Australian mortgage holders are favouring certainty over change, with new Equifax figures showing borrowers are far more likely to negotiate with their current lender than move banks.
Overall mortgage demand in March rose a solid 7.9% year-on-year, but applications to upgrade loans with the same lender climbed 12.6%, almost double the growth in refinancing to a new lender at 6.9%. Queensland led the charge on upgrades (up 26.9% year-on-year), followed by Western Australia (up 16.5%).
Looking back a few months, that follows a sharp pick‑up in activity late in 2025, when government incentives helped drive an 11.2% lift in first‑home buyers year‑on‑year in Q4. That surge has helped prime demand now flowing into 2026.
Kevin James (pictured), chief solution officer at Equifax, said the March trends point to a shift in mindset.
“The Equifax Consumer Market Pulse March data appears to suggest that the Australian consumer entered a phase of financial preparedness,” James said, noting the backdrop of rising fuel costs and geopolitical uncertainty.
In practice, the data suggests many borrowers are staying with their existing lender to secure sharper mortgage rates or release equity for renovations, debt consolidation, or family support.

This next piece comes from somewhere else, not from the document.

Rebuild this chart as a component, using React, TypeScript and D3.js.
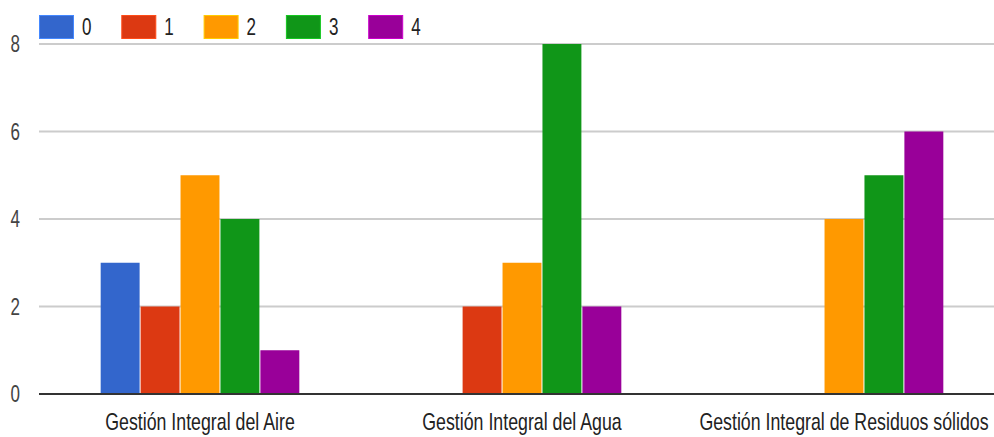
import React from "react";
import * as d3 from "d3";

const categories = [
  "Gestión Integral del Aire",
  "Gestión Integral del Agua",
  "Gestión Integral de Residuos sólidos",
];
const seriesNames = ["0", "1", "2", "3", "4"];
const seriesColors = ["#3366cc", "#dc3912", "#ff9900", "#109618", "#990099"];
const valuesAire = [3, 2, 5, 4, 1];
const valuesAgua = [0, 2, 3, 8, 2];
const valuesResiduos = [0, 0, 4, 5, 6];
const yTicks = [0, 2, 4, 6, 8];

const W = 994;
const H = 437;
const FONT = "'Liberation Sans', Arial, sans-serif";
const SX = 0.74; // narrow horizontal text scale

export default function App() {
  const rows = [valuesAire, valuesAgua, valuesResiduos];
  const x0 = d3
    .scaleBand<string>()
    .domain(categories)
    .range([39, 1005])
    .paddingInner(0.38)
    .paddingOuter(0.19);
  const x1 = d3
    .scaleBand<string>()
    .domain(seriesNames)
    .range([0, x0.bandwidth()])
    .padding(0);
  const y = d3.scaleLinear().domain([0, 8]).range([394, 44]);

  const legendStep = 82.3;

  return (
    <svg
      width={W}
      height={H}
      style={{ position: "absolute", left: 0, top: 0, background: "#fff" }}
      fontFamily={FONT}
    >
      {/* gridlines */}
      {yTicks.map((t) => (
        <line
          key={"g" + t}
          x1={39}
          x2={W}
          y1={y(t)}
          y2={y(t)}
          stroke="#cccccc"
          strokeWidth={2}
        />
      ))}
      {/* y tick labels */}
      {yTicks.map((t) => (
        <text
          key={"t" + t}
          transform={`translate(20,${y(t) + 8}) scale(${SX},1)`}
          textAnchor="end"
          fontSize={23}
          fill="#444"
        >
          {t}
        </text>
      ))}
      {/* bars */}
      {rows.map((vals, ci) => (
        <g key={"c" + ci} transform={`translate(${x0(categories[ci])},0)`}>
          {vals.map((v, si) =>
            v > 0 ? (
              <rect
                key={si}
                x={(x1(seriesNames[si]) as number) + 0.5}
                y={y(v)}
                width={x1.bandwidth() - 1}
                height={y(0) - y(v)}
                fill={seriesColors[si]}
              />
            ) : null
          )}
        </g>
      ))}
      {/* baseline */}
      <line x1={39} x2={W} y1={y(0)} y2={y(0)} stroke="#333" strokeWidth={2} />
      {/* category labels */}
      {categories.map((c) => (
        <text
          key={c}
          transform={`translate(${(x0(c) as number) + x0.bandwidth() / 2},430) scale(${SX},1)`}
          textAnchor="middle"
          fontSize={24}
          fill="#222"
        >
          {c}
        </text>
      ))}
      {/* legend */}
      {seriesNames.map((s, i) => {
        const lx = 39 + i * legendStep;
        return (
          <g key={"l" + s}>
            <rect
              x={lx + 0.5}
              y={15.5}
              width={34}
              height={23}
              fill={seriesColors[i]}
              stroke={d3.color(seriesColors[i])!.brighter(0.8).formatHex()}
              strokeWidth={1}
            />
            <text
              transform={`translate(${lx + 43},35) scale(${SX},1)`}
              fontSize={23}
              fill="#222"
            >
              {s}
            </text>
          </g>
        );
      })}
    </svg>
  );
}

James observed that “the real momentum in March was among those staying put. We saw a notable +12.6% YoY surge in mortgage upgrades with the same lender. This growth rate is nearly double that of refinance switching, suggesting that mortgage holders were prioritising certainty.”
Property investors and owner-occupiers alike may be more open to restructuring than to full-blown lender moves.

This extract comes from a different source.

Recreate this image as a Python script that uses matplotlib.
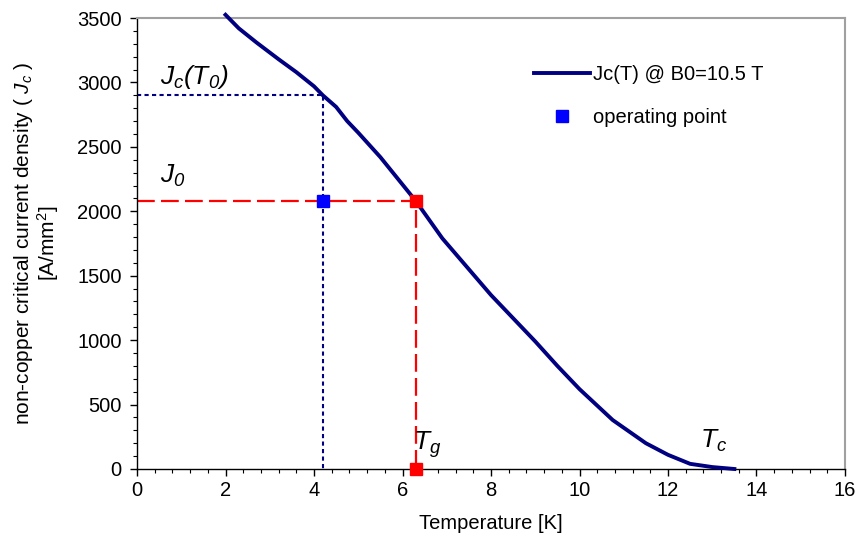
import matplotlib
matplotlib.use("Agg")
import matplotlib.pyplot as plt
from matplotlib.ticker import MultipleLocator

plt.rcParams['font.family'] = ['Liberation Sans', 'DejaVu Sans']
plt.rcParams['mathtext.fontset'] = 'custom'
plt.rcParams['mathtext.it'] = 'Liberation Sans:italic'
plt.rcParams['mathtext.rm'] = 'Liberation Sans:italic'
plt.rcParams['mathtext.sf'] = 'Liberation Sans'
plt.rcParams['mathtext.default'] = 'it'

# Jc(T) curve
T = [2.0, 2.3, 2.7, 3.2, 3.6, 4.0, 4.2, 4.5, 4.75, 5.0, 5.5, 5.9, 6.3, 6.9, 7.5, 8.0,
     8.5, 9.0, 9.5, 10.0, 10.5, 10.75, 11.0, 11.5, 12.0, 12.5, 13.0, 13.5]
Jc = [3525, 3420, 3310, 3180, 3080, 2970, 2900, 2810, 2700, 2610, 2420, 2250, 2080, 1790, 1550, 1350,
      1170, 990, 800, 620, 460, 380, 320, 200, 110, 40, 15, 0]

T0 = 4.2
Jc_T0 = 2900
Tg = 6.3
J0 = 2080

fig = plt.figure(figsize=(8.59, 5.41), dpi=100)
ax = fig.add_axes([0.1595, 0.1331, 0.8242, 0.8336])

navy = '#000080'
red = '#ff0000'

# guide lines
ax.plot([0, T0, T0], [Jc_T0, Jc_T0, 0], color=navy, lw=1.5, ls=(0, (2, 1.6)), zorder=2)
ax.plot([0, Tg, Tg], [J0, J0, 0], color=red, lw=1.6, ls=(0, (8, 2.8)), zorder=2)

ax.plot(T, Jc, color=navy, lw=2.8, label='Jc(T) @ B0=10.5 T', zorder=3, clip_on=False)
ax.plot([T0], [J0], ls='none', marker='s', ms=8.5, color='#0000ff', label='operating point', zorder=4)
ax.plot([Tg, Tg], [J0, 0], ls='none', marker='s', ms=8.5, color=red, zorder=5, clip_on=False)

ax.set_xlim(0, 16)
ax.set_ylim(0, 3500)
ax.xaxis.set_major_locator(MultipleLocator(2))
ax.xaxis.set_minor_locator(MultipleLocator(0.4))
ax.yaxis.set_major_locator(MultipleLocator(500))
ax.yaxis.set_minor_locator(MultipleLocator(100))
ax.tick_params(which='major', direction='out', length=5, width=1, labelsize=14.5, colors='black')
ax.tick_params(axis='y', which='major', pad=6)
ax.tick_params(which='minor', direction='out', length=3, width=0.8)

for s in ['top', 'right']:
    ax.spines[s].set_color('#a0a0a0')
    ax.spines[s].set_linewidth(1.5)
for s in ['left', 'bottom']:
    ax.spines[s].set_color('black')
    ax.spines[s].set_linewidth(1.0)

ax.set_xlabel('Temperature [K]', fontsize=14.5, labelpad=10)
ax.set_ylabel('non-copper critical current density ( $J_c$ )\n[A/mm$^\\mathsf{2}$]', fontsize=15,
              labelpad=11.5, linespacing=1.0, family=['Liberation Sans', 'DejaVu Sans'])

ax.text(0.52, 2985, '$J_c(T_0)$', fontsize=19, ha='left', va='baseline')
ax.text(0.52, 2220, '$J_0$', fontsize=19, ha='left', va='baseline')
ax.text(6.24, 147, '$T_g$', fontsize=19, ha='left', va='baseline')
ax.text(12.72, 163, '$T_c$', fontsize=19, ha='left', va='baseline')

leg = ax.legend(loc='upper left', bbox_to_anchor=(0.535, 0.935), frameon=False, fontsize=14.5,
                handlelength=2.8, labelspacing=1.15, handletextpad=0.12, markerscale=1.0)

fig.savefig('out.png', dpi=100)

First-home buyers remain in the game, with national FHB mortgage demand up 4.3% year-on-year, and applications from 18–25‑year‑olds jumping 11.4%.

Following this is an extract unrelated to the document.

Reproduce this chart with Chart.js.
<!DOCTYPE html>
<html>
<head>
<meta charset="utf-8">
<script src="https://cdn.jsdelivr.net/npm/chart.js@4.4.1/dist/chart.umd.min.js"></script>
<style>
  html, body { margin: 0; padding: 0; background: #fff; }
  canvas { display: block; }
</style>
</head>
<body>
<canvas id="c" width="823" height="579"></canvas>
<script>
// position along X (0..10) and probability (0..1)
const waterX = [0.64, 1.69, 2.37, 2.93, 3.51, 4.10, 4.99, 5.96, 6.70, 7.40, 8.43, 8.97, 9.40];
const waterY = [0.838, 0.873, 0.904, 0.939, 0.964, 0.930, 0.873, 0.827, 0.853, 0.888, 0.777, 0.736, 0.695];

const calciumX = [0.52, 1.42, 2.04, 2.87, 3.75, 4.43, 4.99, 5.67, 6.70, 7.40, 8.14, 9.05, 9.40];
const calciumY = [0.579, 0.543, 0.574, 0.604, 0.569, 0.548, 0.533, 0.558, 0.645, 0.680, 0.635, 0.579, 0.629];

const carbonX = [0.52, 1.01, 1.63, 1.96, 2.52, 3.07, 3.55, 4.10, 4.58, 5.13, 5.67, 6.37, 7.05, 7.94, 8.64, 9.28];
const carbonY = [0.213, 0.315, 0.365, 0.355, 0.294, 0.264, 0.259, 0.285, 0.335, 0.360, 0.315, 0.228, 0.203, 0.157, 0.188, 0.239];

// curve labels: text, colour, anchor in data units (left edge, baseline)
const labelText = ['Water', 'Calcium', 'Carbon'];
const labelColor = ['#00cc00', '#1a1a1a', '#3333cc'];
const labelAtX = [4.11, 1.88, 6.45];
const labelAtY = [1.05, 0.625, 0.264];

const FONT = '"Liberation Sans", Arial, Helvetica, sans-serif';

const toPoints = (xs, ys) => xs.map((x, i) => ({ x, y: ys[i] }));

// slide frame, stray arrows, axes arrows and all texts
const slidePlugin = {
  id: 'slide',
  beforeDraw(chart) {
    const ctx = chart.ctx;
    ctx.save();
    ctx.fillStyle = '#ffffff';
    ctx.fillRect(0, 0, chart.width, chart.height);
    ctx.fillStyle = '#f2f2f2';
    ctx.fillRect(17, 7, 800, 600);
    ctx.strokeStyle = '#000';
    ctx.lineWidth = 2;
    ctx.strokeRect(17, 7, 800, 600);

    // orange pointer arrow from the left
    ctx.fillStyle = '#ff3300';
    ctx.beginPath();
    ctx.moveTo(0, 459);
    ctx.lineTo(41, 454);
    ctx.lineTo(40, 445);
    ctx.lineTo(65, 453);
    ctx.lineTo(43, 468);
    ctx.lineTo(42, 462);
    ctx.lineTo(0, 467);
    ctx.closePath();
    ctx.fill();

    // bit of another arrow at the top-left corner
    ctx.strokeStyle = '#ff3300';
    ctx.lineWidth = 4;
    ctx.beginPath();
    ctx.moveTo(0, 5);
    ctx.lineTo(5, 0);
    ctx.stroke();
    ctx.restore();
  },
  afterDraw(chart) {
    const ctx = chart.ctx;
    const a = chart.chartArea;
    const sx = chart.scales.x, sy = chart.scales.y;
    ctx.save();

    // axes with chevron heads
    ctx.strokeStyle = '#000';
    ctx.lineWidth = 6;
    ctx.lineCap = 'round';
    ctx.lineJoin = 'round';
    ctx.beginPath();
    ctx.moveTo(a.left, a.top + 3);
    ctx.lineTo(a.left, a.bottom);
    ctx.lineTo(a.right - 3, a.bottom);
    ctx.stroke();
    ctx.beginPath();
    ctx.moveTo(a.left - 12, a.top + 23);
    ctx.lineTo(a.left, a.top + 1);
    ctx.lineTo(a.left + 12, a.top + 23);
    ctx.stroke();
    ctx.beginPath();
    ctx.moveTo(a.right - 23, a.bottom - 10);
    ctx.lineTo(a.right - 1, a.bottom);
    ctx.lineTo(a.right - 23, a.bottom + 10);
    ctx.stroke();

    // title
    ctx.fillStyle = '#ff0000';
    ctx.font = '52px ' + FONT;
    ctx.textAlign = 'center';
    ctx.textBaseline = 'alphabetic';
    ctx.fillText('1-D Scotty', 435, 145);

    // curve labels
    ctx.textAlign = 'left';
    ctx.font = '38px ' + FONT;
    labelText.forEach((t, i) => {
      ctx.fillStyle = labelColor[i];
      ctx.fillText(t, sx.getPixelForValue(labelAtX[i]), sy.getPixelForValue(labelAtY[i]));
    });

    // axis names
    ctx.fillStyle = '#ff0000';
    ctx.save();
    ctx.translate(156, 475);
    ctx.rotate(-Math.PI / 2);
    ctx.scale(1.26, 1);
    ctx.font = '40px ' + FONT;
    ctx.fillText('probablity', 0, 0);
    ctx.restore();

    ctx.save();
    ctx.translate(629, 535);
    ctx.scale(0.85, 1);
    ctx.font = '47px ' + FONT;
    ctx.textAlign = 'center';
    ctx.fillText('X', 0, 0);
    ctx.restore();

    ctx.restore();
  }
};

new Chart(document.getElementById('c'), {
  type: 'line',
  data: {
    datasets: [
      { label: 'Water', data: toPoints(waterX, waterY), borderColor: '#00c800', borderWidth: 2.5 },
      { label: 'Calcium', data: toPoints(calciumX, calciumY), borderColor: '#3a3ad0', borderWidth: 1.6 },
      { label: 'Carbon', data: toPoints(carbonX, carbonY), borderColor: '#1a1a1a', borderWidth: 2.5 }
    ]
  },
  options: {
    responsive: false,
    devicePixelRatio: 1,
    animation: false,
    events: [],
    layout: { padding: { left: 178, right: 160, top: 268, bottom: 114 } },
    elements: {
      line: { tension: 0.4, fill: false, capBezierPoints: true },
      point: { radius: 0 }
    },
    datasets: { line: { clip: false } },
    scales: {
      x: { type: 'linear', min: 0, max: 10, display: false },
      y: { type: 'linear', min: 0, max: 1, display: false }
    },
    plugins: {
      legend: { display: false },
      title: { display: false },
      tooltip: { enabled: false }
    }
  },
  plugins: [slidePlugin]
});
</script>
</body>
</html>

James said this shows younger buyers are still trying to enter the market, often with help from parents drawing on their own equity and effectively opening the “Bank of Mum and Dad”.
Unsecured credit trends also matter for brokers monitoring client risk. Personal loan demand surged 9.7% year-on-year, driven by a 26.7% jump among borrowers aged 56 and over, pointing to increased use of debt consolidation to manage rising living costs. Credit card demand grew 5.5%, led again by the 18–25‑year‑old cohort, who appear to be gravitating back to traditional credit products.
Across Australia, the picture is less about retreat from credit and more about reshaping it – with clients seeking predictability in mortgage rates and simpler, more manageable debt structures.